User Engagement and SEO

Apr 05 2018
SEO is about attracting visitors through organic search. Improving search ranking leads to greater exposure and greater chance for users to engage with your digital experience. Once a user comes, and engages with your digital experience the game changes to one of usability (and conversion, but that’s another discussion). User engagement takes place when your visitors and active users start to realize value in the content you’ve delivered. SEO ranking signals can be prioritized in terms of the ‘impact’ they have to increase your search visibility. User engagement metrics are likely not as influential as other ranking signal, like links back to your domain, but if you’re investing in SEO you can’t neglect usability. Here are 2 key user engagement metrics that influence SEO and that you need to pay close attention to.

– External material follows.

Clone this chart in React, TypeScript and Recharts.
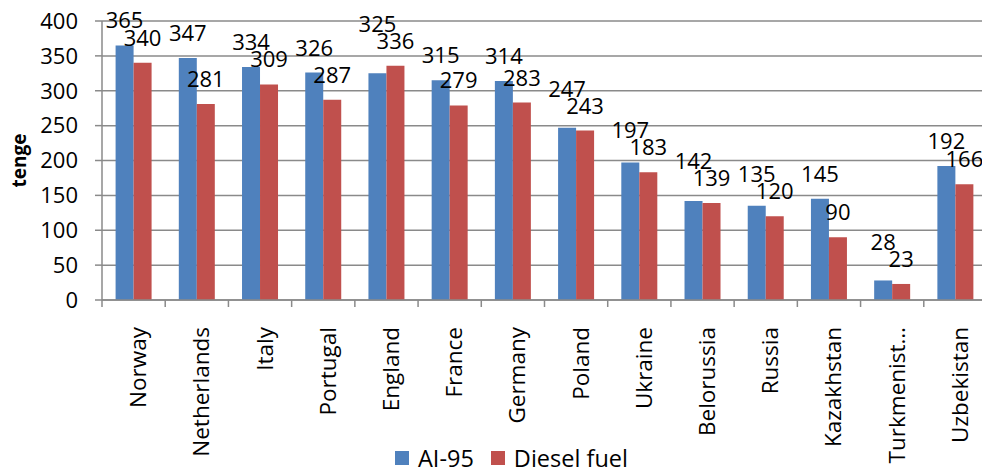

User Engagement Impacts SEO

The first two, and arguably most important user engagement metrics to consider are dwell time (or Avg. Time on Page) & Bounce Rate. Dwell time measures how long a user stays engaged with your content. Bounce rate measures how quickly users disengage from your digital experience. It makes sense that if users are more engaged (longer dwell time), it will be a positive ranking signal for search engines. It also makes sense that if a user visits from an organic search result and immediately returns to Google to continue their search, it creates a negative signal. Google’s algorithm monitors and remembers how users interact with your content when they’ve come from an organic search. If your content routinely keeps users for longer, and longer times, the search results will start to adjust in favor of your content. Keep in mind that this happens on a page-by-page basis. The performance of individual pages will contribute to the overall picture that Google is building of your domain as a whole. Here’s the key takeaway: The longer people stay on your website pages, the higher your pages will appear in the search engine rankings over time. Here are some things that you should be looking at in order to improve dwell time (Avg. Time on Page) and lower the Bounce Rate:
  • Load the page in 2 seconds or less. Google wants fast loading digital experiences and are active in making the web a fast-loading experience — hence Google AMP pages. Google is also now warning mobile publishers that slow-loading pages will see red.
  • Make your pages easy to scan and understand at a glance. Users will make quick decisions about whether or not the page is what they are looking for. You can have great search result visibility. The metadata can be well written and very attractive to the user, but after the click, if the content experience fails to meet the user’s expectation they will very quickly leave. Deliver content that is laser-focused on what visitors are expecting.
Tip: How you want users to engage with and respond to your digital experience is likely perfectly aligned with what Google wants to see. Is that the experience you’re delivering?